According to the statistics from the “Guangzhou City Master Plan” issued in 2018, it is known that the total area of Guangzhou’s parks, squares, and residential districts is 7.47 × 10⁷ m², 1.08 × 10⁶ m², and 2.15 × 10⁸ m², respectively. Finally, a CBA of the overall infrastructure planning in Guangzhou was carried out based on the total NPV of ecological benefits per unit area. Figure 8 shows an assessment of the environmental impact of optimizing blue–green–grey infrastructure at the urban scale during warm periods. The results showed that the integrated scenario in Guangzhou’s parks achieved the highest NPV. The NPV reached 546.01 million USD/25y in the short term (Figure 8c) and 865.94 million USD/150y in the long term (Figure 8d). For the square, the highest NPV was obtained with the inclusion of 5% blue infrastructure. The highest NPV (2291.86 million USD/150y) could be achieved in the long term if 5% of the green infrastructure was replaced with blue infrastructure in residential districts.

3.4. Implications for Urban Planning

The findings of this study suggested that the economic benefits of optimizing the configuration of infrastructure aiming at the characteristics of different functional areas were considerable in urban planning. The same type of infrastructure performed differently in different functional areas and also on different ecosystem services. However, in particular, grey infrastructure showed excellent air pollution reduction capacity in all functional areas due to its dispersion effect on the urban environment. Therefore, in the design of sustainable cities, the configuration and addition of blue–green infrastructure, as well as the combination of grey infrastructure with them, are equally important. These infrastructures can produce the maximum comprehensive ecological benefits according to local conditions only when people make full use of the ventilation and heat dissipation capacity of constructions. Specifically, we can appropriately add pavilions and promenades in parks, enlarge the area of artificial lakes and rivers in squares, and build fountains and swimming pools in residential districts, which can improve the ecosystem service benefits of the original blue–green–grey infrastructure. By comparing the two ecological service benefits in the same scenario, it could be seen that the cooling energy-saving benefits were more pronounced than the air purification benefits, reaching a difference of several times to several hundred times. The phenomenon suggests to us that it is necessary to identify the most influential one when evaluating the ecosystem service benefits of infrastructures in a certain region, which is related to the climatic conditions and regional environment in the study area. For example, the heat mitigation effect of trees was noteworthy during the warm period while it was small during the cool period [17]. Because the contribution of a certain service might be predominant, such identification is further effective for the trade-offs in land use and resource allocation, which is similar to the use of the Ecosystem Service Value Database established by de Groot et al. [10].

4. Conclusions

In this research, the environmental benefits under different blue–green–grey infrastructure plans were monetized from an economic perspective, incorporating costs to explore the applicability of different planning scenarios. The replacement cost method was used here to assess the environmental benefits of urban infrastructures under different scenarios. While this study only measured cooling energy-saving and air purification benefits, the total environmental benefits were relatively high. We found that the integrated scenarios (adding 5% grey infrastructure and replacing 5% of the green with grey infrastructure) resulted in the best cooling energy savings for parks and squares and that increasing the proportion of blue infrastructure contributed more to heat mitigation in the residential district. As for air purification benefits, adding 5% grey infrastructure in parks, implementing integrated scenarios in squares, and replacing 5% of the green infrastructure with grey infrastructure in the residential district became the optimal scenarios, respectively.

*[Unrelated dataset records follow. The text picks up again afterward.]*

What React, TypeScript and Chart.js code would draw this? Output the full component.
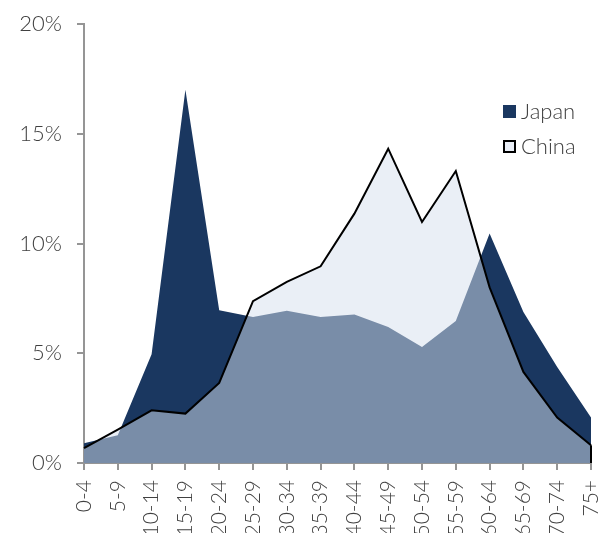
import React, { useEffect, useRef } from "react";
import { Chart, registerables } from "chart.js";

Chart.register(...registerables);

const AGE_GROUPS = [
  "0-4", "5-9", "10-14", "15-19", "20-24", "25-29", "30-34", "35-39",
  "40-44", "45-49", "50-54", "55-59", "60-64", "65-69", "70-74", "75+",
];

// Share of population in each age band, percent
const JAPAN = [0.9, 1.26, 4.95, 17.0, 6.96, 6.65, 6.94, 6.65, 6.76, 6.2, 5.29, 6.47, 10.45, 6.88, 4.37, 2.07];
const CHINA = [0.68, 1.52, 2.4, 2.25, 3.65, 7.37, 8.25, 8.96, 11.36, 14.32, 10.98, 13.3, 8.0, 4.15, 2.07, 0.81];

const Y_TICKS = [0, 5, 10, 15, 20];

const FONT_FAMILY = "Lato, 'Open Sans', sans-serif";
const TEXT_COLOR = "#404040";
const AXIS_COLOR = "#959595";
const JAPAN_COLOR = "#1a3760";
const CHINA_FILL = "rgba(214, 224, 237, 0.51)";
const CHINA_SWATCH = "#e9eef6";

const legendEntries = [
  { label: "Japan", fill: JAPAN_COLOR, stroke: null as string | null },
  { label: "China", fill: CHINA_SWATCH, stroke: "#000000" },
];

// Closes the outlined series down to the baseline at its last point
const endDropPlugin = {
  id: "endDrop",
  afterDatasetsDraw(chart: any) {
    const meta = chart.getDatasetMeta(0);
    const pts = meta.data;
    if (!pts.length) return;
    const last = pts[pts.length - 1];
    const y0 = chart.scales.y.getPixelForValue(0);
    const ctx = chart.ctx;
    ctx.save();
    ctx.strokeStyle = "#000000";
    ctx.lineWidth = 2;
    ctx.beginPath();
    ctx.moveTo(last.x, last.y);
    ctx.lineTo(last.x, y0);
    ctx.stroke();
    ctx.restore();
  },
};

const legendPlugin = {
  id: "cornerLegend",
  afterDraw(chart: any) {
    const ctx = chart.ctx;
    const x = chart.chartArea.right - 88;
    const y = 105;
    ctx.save();
    ctx.font = `300 22px ${FONT_FAMILY}`;
    ctx.textBaseline = "middle";
    ctx.textAlign = "left";
    legendEntries.forEach((e, i) => {
      const top = y + i * 35;
      ctx.fillStyle = e.fill;
      ctx.fillRect(x, top, 13, 13);
      if (e.stroke) {
        ctx.strokeStyle = e.stroke;
        ctx.lineWidth = 2;
        ctx.strokeRect(x + 1, top + 1, 11, 11);
      }
      ctx.fillStyle = TEXT_COLOR;
      ctx.fillText(e.label, x + 18, top + 7);
    });
    ctx.restore();
  },
};

export default function App() {
  const canvasRef = useRef<HTMLCanvasElement | null>(null);

  useEffect(() => {
    document.body.style.margin = "0";
    const canvas = canvasRef.current;
    if (!canvas) return;

    const chart = new Chart(canvas, {
      type: "line",
      data: {
        labels: AGE_GROUPS,
        datasets: [
          {
            label: "China",
            data: CHINA,
            fill: "origin",
            backgroundColor: CHINA_FILL,
            borderColor: "#000000",
            borderWidth: 2,
            pointRadius: 0,
            tension: 0,
            order: 1,
          },
          {
            label: "Japan",
            data: JAPAN,
            fill: "origin",
            backgroundColor: JAPAN_COLOR,
            borderColor: JAPAN_COLOR,
            borderWidth: 0,
            pointRadius: 0,
            tension: 0,
            order: 2,
          },
        ],
      },
      options: {
        responsive: false,
        animation: false,
        layout: { padding: { top: 24, right: 15, left: 0, bottom: 0 } },
        plugins: {
          legend: { display: false },
          tooltip: { enabled: false },
        },
        scales: {
          x: {
            type: "category",
            offset: false,
            grid: {
              display: true,
              drawOnChartArea: false,
              drawTicks: true,
              tickLength: 7,
              color: AXIS_COLOR,
              lineWidth: 2,
            },
            border: { display: true, color: AXIS_COLOR, width: 2 },
            ticks: {
              autoSkip: false,
              maxRotation: 90,
              minRotation: 90,
              padding: 10,
              color: TEXT_COLOR,
              font: { family: FONT_FAMILY, size: 21, weight: "300" },
            },
            afterFit(scale: any) {
              scale.height = 70;
              scale.paddingLeft = 0;
              scale.paddingRight = 0;
            },
          },
          y: {
            min: 0,
            max: 20,
            afterBuildTicks(scale: any) {
              scale.ticks = Y_TICKS.map((v) => ({ value: v }));
            },
            grid: {
              display: true,
              drawOnChartArea: false,
              drawTicks: true,
              tickLength: 7,
              color: AXIS_COLOR,
              lineWidth: 2,
            },
            border: { display: true, color: AXIS_COLOR, width: 2 },
            ticks: {
              padding: 15,
              color: TEXT_COLOR,
              font: { family: FONT_FAMILY, size: 22, weight: "300" },
              callback: (v: any) => `${v}%`,
            },
            afterFit(scale: any) {
              scale.width = 84;
              scale.paddingTop = 0;
              scale.paddingBottom = 0;
            },
          },
        },
      },
      plugins: [endDropPlugin, legendPlugin],
    });

    return () => chart.destroy();
  }, []);

  return (
    <div style={{ width: 606, height: 533 }}>
      <canvas ref={canvasRef} width={606} height={533} />
    </div>
  );
}
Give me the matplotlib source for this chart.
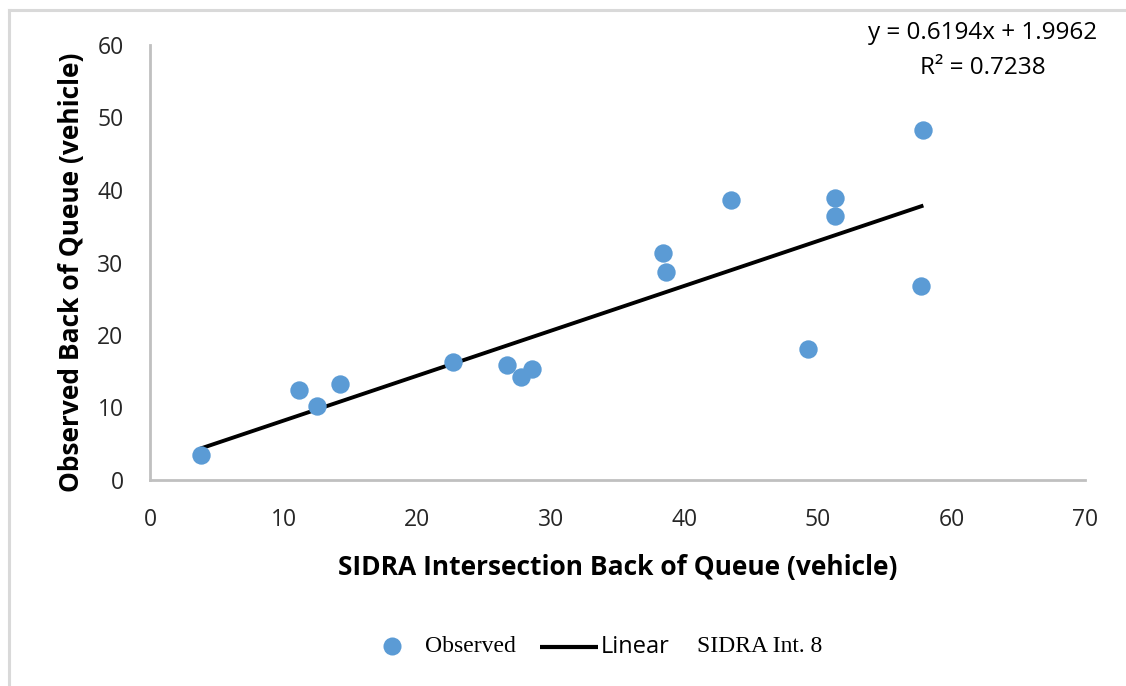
import matplotlib
matplotlib.use("Agg")
import matplotlib.pyplot as plt
from matplotlib.lines import Line2D
import numpy as np

sidra = [3.8, 11.15, 12.5, 14.2, 22.7, 26.7, 27.8, 28.6, 38.4, 38.6, 43.5, 49.25, 51.3, 51.3, 57.7, 57.9]
observed = [3.4, 12.4, 10.2, 13.2, 16.3, 15.9, 14.2, 15.3, 31.3, 28.7, 38.6, 18.1, 38.9, 36.4, 26.8, 48.3]
slope = 0.6194
intercept = 1.9962
r2 = 0.7238
xticks = [0, 10, 20, 30, 40, 50, 60, 70]
yticks = [0, 10, 20, 30, 40, 50, 60]

W, H = 1126, 686
fig = plt.figure(figsize=(W / 100, H / 100), dpi=100)
ax = fig.add_axes([150 / W, 1 - 480 / H, (1085 - 150) / W, (480 - 45) / H])

def fx(px):
    return px / W

def fy(py):
    return 1 - py / H

blue = "#5B9BD5"
ax.scatter(sidra, observed, s=175, color=blue, zorder=3, linewidths=0)
xl = np.array([min(sidra), max(sidra)])
ax.plot(xl, slope * xl + intercept, color="black", lw=2.8, zorder=2, solid_capstyle="butt")

ax.set_xlim(0, 70)
ax.set_ylim(0, 60)
ax.set_xticks(xticks)
ax.set_yticks(yticks)
sans = ["Open Sans", "DejaVu Sans"]
serif = ["Liberation Serif", "DejaVu Serif"]
for lab in ax.get_xticklabels() + ax.get_yticklabels():
    lab.set_fontfamily(sans)
    lab.set_fontsize(16.5)
    lab.set_color("#262626")
ax.tick_params(axis="x", length=0, pad=20)
ax.tick_params(axis="y", length=0, pad=19)
for s in ["top", "right"]:
    ax.spines[s].set_visible(False)
for s in ["left", "bottom"]:
    ax.spines[s].set_color("#C0C0C0")
    ax.spines[s].set_linewidth(2)

ax.set_xlabel("SIDRA Intersection Back of Queue (vehicle)", fontsize=19, fontweight="bold",
              family=sans, labelpad=16)
ax.set_ylabel("Observed Back of Queue (vehicle)", fontsize=19, fontweight="bold",
              family=sans)
ax.yaxis.label.set_verticalalignment("center")
ax.yaxis.set_label_coords((72 - 150) / 935, (480 - 272) / 435)

fig.text(fx(983), fy(33), f"y = {slope}x + {intercept}", ha="center", va="center",
         fontsize=17.5, family=sans)
fig.text(fx(983), fy(68), f"R² = {r2}", ha="center", va="center",
         fontsize=17.5, family=sans)

# legend (placed manually)
fig.add_artist(Line2D([fx(392)], [fy(646)], marker="o", ls="none", color=blue,
                      markersize=13, markeredgewidth=0))
fig.text(fx(425), fy(646), "Observed", ha="left", va="center", fontsize=17, family=serif)
fig.add_artist(Line2D([fx(540), fx(598)], [fy(647), fy(647)], color="black", lw=3,
                      solid_capstyle="butt"))
fig.text(fx(601), fy(647), "Linear", ha="left", va="center", fontsize=17, family=sans)
fig.text(fx(697), fy(646), "SIDRA Int. 8", ha="left", va="center", fontsize=17, family=serif)

# chart frame lines (top and left)
fig.add_artist(Line2D([fx(9), 1], [fy(10), fy(10)], color="#D9D9D9", lw=2.2))
fig.add_artist(Line2D([fx(9), fx(9)], [0, fy(10)], color="#D9D9D9", lw=2.2))

fig.savefig("out.png", dpi=100)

By comparing the NPV of the ecological benefits under different scenarios during warm periods, it was concluded that the optimal planning scenarios for different functional areas differed. A long-term project generally yielded higher benefits than a short-term one. Adding 5% grey infrastructure and replacing 5% of the green with grey infrastructure was the best option for parks and would pay for itself after operating for eight years, which not only reduced the ambient temperature and provided significant cooling energy savings but also provided a high level of air purification benefits. At the urban scale, the NPV was USD 546.01 million in the short-term life span and USD 865.94 million in the long-term life span. For squares, the highest NPV was obtained by further adding 5% blue infrastructure, while for a square with a large water area, the feasibility needed to be analyzed in combination with other ecological benefits. Finally, for the residential district, replacing the 5% of the green with blue infrastructure, with only warm periods benefits calculated, resulted in a total NPV after just one year of operation, and a return of USD 1726.77 million in the short-term life span, which was the most competitive among all scenarios.

Considering the shortcomings of this study, we suggest that future studies could involve more ecological benefits of blue–green–grey infrastructure, such as water retention, carbon sequestration, oxygen absorption, and their synergies. The benefits during the cool period could also be included to make the CBA more comprehensive. In addition, exploring more combinations of blue–green–grey infrastructure is an effective means of building climate-resilient cities. For example, rainwater harvesting tanks and rain gardens can be used as a combination of blue–green infrastructure, and green roofs and buildings with high albedo materials can be applied as a combination of green–grey infrastructure. Further research could also be conducted on the improvement in the spatial configuration of different types of infrastructures, rather than just changing the proportional configuration.

By conducting cost–benefit analyses of 12 scenarios in Guangzhou City, our study obtained the optimal blue, green, and grey infrastructure retrofitting scenarios applicable to three functional areas (a park, a square, and a residential district). This study’s results were analyzed using detailed accounting and comparison, providing quantifiable evidence for optimizing the ecological and economic values of urban infrastructures and offering valuable insights for urban planning stakeholders.